Thimbles Part II – My Favorite Thimbles
A few weeks ago, my blog focused on choosing a thimble. I had planned to do a follow-up the following week but other topics captured my attention. Let me talk about, finally, my favorite thimbles.
I’ve used a variety of thimbles over the years. I used to use one type for quilting and another for piecing but now use the same for both. My favorites are sterling silver thimbles by Tommie Jane Lane which provide air circulation and accommodate long fingernails.
TJ Lane makes exquisite handmade thimbles which are little works of art. For me, the rims on her thimbles are the perfect midpoint between too straight and too round which makes it just right for both quilting and piecing. They don’t have a rolled edge which will dig into my adjacent finger. The “dimples” go all the way down to the bottom and they are just the right weight without being bulky.

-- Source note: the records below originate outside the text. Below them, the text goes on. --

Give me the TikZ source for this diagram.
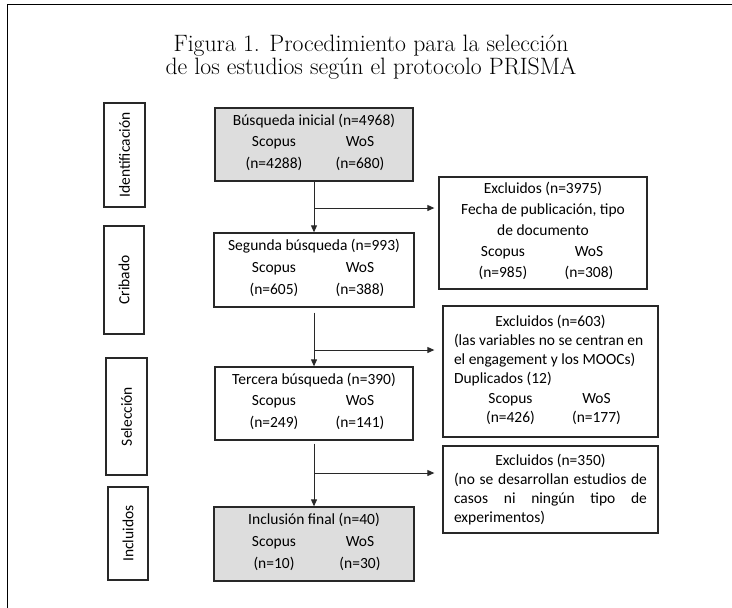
\documentclass[tikz,border=0pt]{standalone}
\usepackage{fontspec}
\usepackage{array}
\newfontfamily\bodyfont{Carlito}
\usetikzlibrary{arrows.meta}
\setlength{\parindent}{0pt}
\definecolor{boxgray}{RGB}{221,221,221}
\definecolor{linec}{RGB}{40,40,40}
\newcommand\swcols[4]{\hspace*{6pt}\begin{tabular}[t]{@{}>{\centering}p{74pt}>{\centering\arraybackslash}p{74pt}@{}}#1&#2\\#3&#4\end{tabular}}
\begin{document}
\begin{tikzpicture}[x=1pt,y=-1pt,
  mbox/.style={draw=linec,line width=1.3pt,inner sep=0pt,align=center,
    font=\bodyfont\fontsize{15.5}{21.7}\selectfont},
  grayed/.style={fill=boxgray},
  lab/.style={draw=linec,line width=1.3pt,inner sep=0pt,rotate=90,
    font=\bodyfont\fontsize{15.5}{18}\selectfont},
  conn/.style={draw=linec,line width=0.9pt},
  arr/.style={-{Triangle[length=7pt,width=6pt]}}]
\useasboundingbox (0,0) rectangle (732,608);
% outer frame
\draw[line width=1.8pt,black] (7.5,608) -- (7.5,4.5) -- (732,4.5);
% title
\node[font=\fontsize{23.7}{23.5}\selectfont,align=center] (title) at (371,57)
  {Figura 1. Procedimiento para la selección\\de los estudios según el protocolo PRISMA};
% phase labels
\node[lab,minimum width=104pt,minimum height=41pt] (L1) at (124.5,155) {Identificación};
\node[lab,minimum width=108pt,minimum height=40pt] (L2) at (124,280) {Cribado};
\node[lab,minimum width=117pt,minimum height=41pt] (L3) at (126.5,416.5) {Selección};
\node[lab,minimum width=93pt,minimum height=40pt] (L4) at (128,533.5) {Incluidos};
% main boxes
\node[mbox,grayed,minimum width=198pt,minimum height=73pt] (B1) at (314,144.5)
  {Búsqueda inicial (n=4968)\\\swcols{Scopus}{WoS}{(n=4288)}{(n=680)}};
\node[mbox,minimum width=200pt,minimum height=74pt] (B2) at (314,270)
  {Segunda búsqueda (n=993)\\\swcols{Scopus}{WoS}{(n=605)}{(n=388)}};
\node[mbox,minimum width=198pt,minimum height=73pt] (B3) at (314,403.5)
  {Tercera búsqueda (n=390)\\\swcols{Scopus}{WoS}{(n=249)}{(n=141)}};
\node[mbox,grayed,minimum width=200pt,minimum height=74pt] (B4) at (314,544)
  {Inclusión final (n=40)\\\swcols{Scopus}{WoS}{(n=10)}{(n=30)}};
% exclusion boxes
\node[mbox,font=\bodyfont\fontsize{15.5}{21}\selectfont,minimum width=208pt,minimum height=112pt] (E1) at (543,233)
  {Excluidos (n=3975)\\Fecha de publicación, tipo\\de documento\\\swcols{Scopus}{WoS}{(n=985)}{(n=308)}};
\node[mbox,align=none,text width=193pt,font=\bodyfont\fontsize{15.5}{19.3}\selectfont,minimum width=215pt,minimum height=131pt] (E2) at (550.5,371.5)
  {\centering Excluidos (n=603)\par
   \raggedright (las variables no se centran en\\el engagement y los MOOCs)\\Duplicados (12)\par
   \centering\swcols{Scopus}{WoS}{(n=426)}{(n=177)}\par};
\node[mbox,align=none,text width=193pt,font=\bodyfont\fontsize{15.5}{19.1}\selectfont,minimum width=215pt,minimum height=87pt] (E3) at (550.5,489.5)
  {\centering Excluidos (n=350)\par
   \leftskip=0pt \rightskip=0pt \parfillskip=0pt plus 1fil
   (no se desarrollan estudios de\linebreak casos ni ningún tipo de\linebreak experimentos)\par};
% connectors
\coordinate (j1) at (314,208);
\coordinate (j2) at (314,350);
\coordinate (j3) at (314,473);
\draw[conn,arr] (B1) -- (B2);
\draw[conn,arr,shorten <=5pt] (B2) -- (B3);
\draw[conn,arr,shorten <=3pt] (B3) -- (B4);
\draw[conn,arr,shorten >=4pt] (j1) -- (j1 -| E1.west);
\draw[conn,arr,shorten >=8pt] (j2) -- (j2 -| E2.west);
\draw[conn,arr,shorten >=8pt] (j3) -- (j3 -| E3.west);
\end{tikzpicture}
\end{document}
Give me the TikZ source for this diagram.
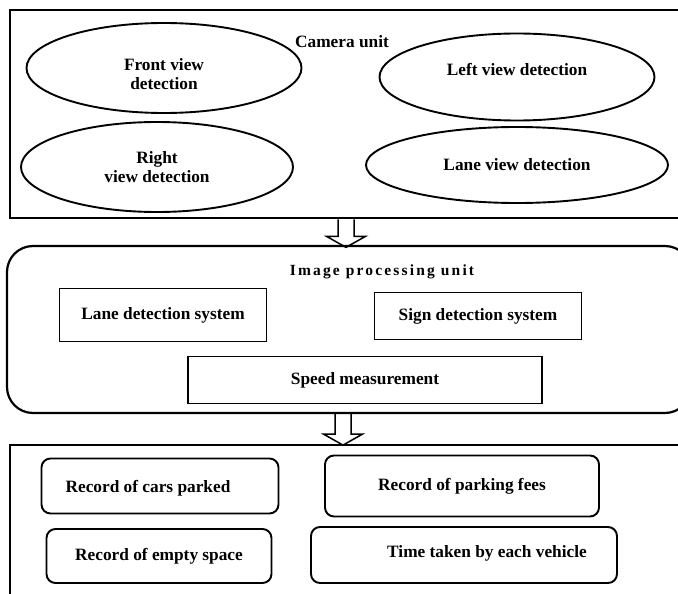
\documentclass[tikz,border=0pt]{standalone}
\usepackage{fontspec}
\setmainfont{Liberation Serif}
\usetikzlibrary{shapes.geometric,positioning}

\newcommand\boxfont{\fontsize{17.3}{19}\selectfont\bfseries}
\tikzset{
	unit/.style={draw,line width=2.2pt,inner sep=0pt},
	view/.style={draw,ellipse,line width=1.9pt,inner sep=0pt,align=center,font=\boxfont},
	sys/.style={draw,rectangle,line width=1.9pt,inner sep=0pt,font=\boxfont},
	rec/.style={draw,rounded corners=9pt,line width=1.9pt,inner sep=0pt,font=\boxfont},
	pics/hollowarrow/.style={code={
		\draw[line width=1.5pt,line join=miter] (-8,0) -- (-8,#1) -- (-19.5,#1) -- (0,#1+11) -- (19.5,#1) -- (8,#1) -- (8,0);
	}}
}

\begin{document}
\begin{tikzpicture}[x=1pt,y=-1pt]
	\clip (0,0) rectangle (678,594);
	\node[unit,line width=2.7pt,minimum width=700pt,minimum height=208pt] (cam) at (360,114) {};
	\node[font=\boxfont] (camlbl) at (342,42) {Camera unit};
	\node[view,minimum width=275pt,minimum height=90pt] (front) at (164,68) {};
	\node[font=\boxfont,align=center] (fronttxt) at (164,74) {Front view\\detection};
	\node[view,minimum width=275pt,minimum height=87pt] (left) at (517,77) {};
	\node[font=\boxfont] (lefttxt) at (517,69) {Left view detection};
	\node[view,minimum width=272pt,minimum height=90pt] (right) at (157,167) {Right\\view detection};
	\node[view,minimum width=302pt,minimum height=76pt] (lane) at (517,165) {Lane view detection};

	\node[unit,rounded corners=26pt,minimum width=684pt,minimum height=167pt] (ipu) at (349,329.5) {};
	\node[font=\fontsize{15.5}{18}\selectfont\bfseries\addfontfeature{LetterSpace=14}] (ipulbl) at (382,272) {Image processing unit};
	\node[sys,minimum width=207pt,minimum height=53pt] (lanesys) at (163,315) {Lane detection system};
	\node[sys,minimum width=207pt,minimum height=47pt] (signsys) at (478,316) {Sign detection system};
	\node[sys,minimum width=354pt,minimum height=47pt] (speed) at (365,380) {Speed measurement};

	\node[unit,minimum width=700pt,minimum height=180pt] (rec) at (360,535) {};
	\node[rec,minimum width=237pt,minimum height=55pt] (cars) at (160,486) {};
	\node[font=\boxfont] (carstxt) at (148,488) {Record of cars parked};
	\node[rec,minimum width=274pt,minimum height=61pt] (fees) at (462,486) {Record of parking fees};
	\node[rec,minimum width=225pt,minimum height=54pt] (empty) at (159,556) {Record of empty space};
	\node[rec,minimum width=306pt,minimum height=56pt] (time) at (464,555) {};
	\node[font=\boxfont] (timetxt) at (487,553) {Time taken by each vehicle};

	\coordinate (ax1) at (346,0);
	\coordinate (ax2) at (343,0);
	\pic at (cam.south -| ax1) {hollowarrow=17};
	\pic at (ipu.south -| ax2) {hollowarrow=20};
\end{tikzpicture}
\end{document}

Tommie Jane’s thimbles and sewing tools are made from sterling silver or 18K gold sometimes in combination with special steel components such as needle threader wires, cutter blades and stilettos. While sterling silver is soft and with much use will show wear, TJ does a wonderful job repairing her work, for just the cost of shipping, making it look like new.
If you have been in any of my classes or been into the Studio, you will notice that many of us wear our thimbles and sewing tools as jewelry. Did you know that in the nineteen century it was common to give a thimble instead of an engagement ring? While none of ours were given as betrothal gifts, they are beautiful and can be worn hanging from chatelaines.
I am a digitabulist which means I collect thimbles. (It sounds a little scary but is a wonderful trivia question.) I’ve collected antique thimbles for years and often use them. I am especially fond of Dorcus thimbles. They were created by Charles Horner in 1884 to solve the problem of steel needles piercing soft silver thimbles. Horner used a steel core covered by silver inside and out. The result was a thimble as pretty as the traditional silver thimble but more durable.
As I look at my antique thimbles, I love to think of the many quilters and sewers who collected and cherished them before me. However, for the most part, generations of quilters made do with simple, inexpensive supplies yet created wonderful works of art with them.
While sterling silver and antique thimbles can be costly, there are also many good, very affordable ones on the market. Clover makes a very nice open-sided adjustable thimble with a comfortable smooth edge and is made of brass.
As I have said before, what is most important is to find the one which is just right for you.